What does it mean to "marginalize noise"? Reading this article on the dropout method for neural networks. Here (page 21/30, should jump straight to that page) they talk about viewing the dropout method as a way to int...--prophetes.ai

What does it mean to "marginalize noise"? Reading this article on the dropout method for neural networks. Here (page 21/30, should jump straight to that page) they talk about viewing the dropout method as a way to introduce noise, and they talk about "marginalizing this noise". A Google search didn't yield any results that explained what this means.

I think they mean that Dropout is a _stochastic_ regularization technique, which implicitly affects the training of the network.
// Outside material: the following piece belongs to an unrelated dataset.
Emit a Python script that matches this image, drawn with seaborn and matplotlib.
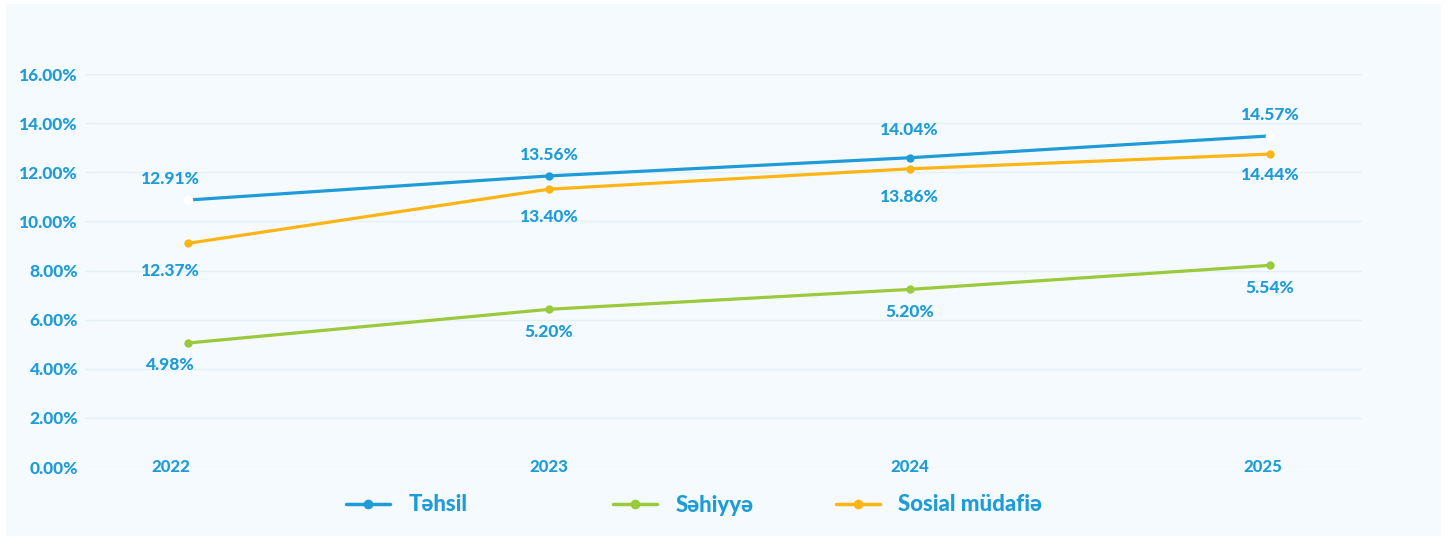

By "marginalizing out the noise", they are instead finding an explicit, _deterministic_ penalty that they can add to the objective function of the network, which is equivalent to dropout (at least in expectation).

They probably use the word marginalize because they are "removing" the stochasticity of the random variables (i.e. dropout units), yet achieving the same effect (i.e. think of how you compute a marginal distribution by integrating out the other random variables). It's a little confusing because nothing else is random (unless you consider the stochastic gradients, or maybe treat dropout as approximate variational inference), so they are not really integrating out to get a probability distribution; they just need to take an expectation of the objective instead, which removes the stochasticity.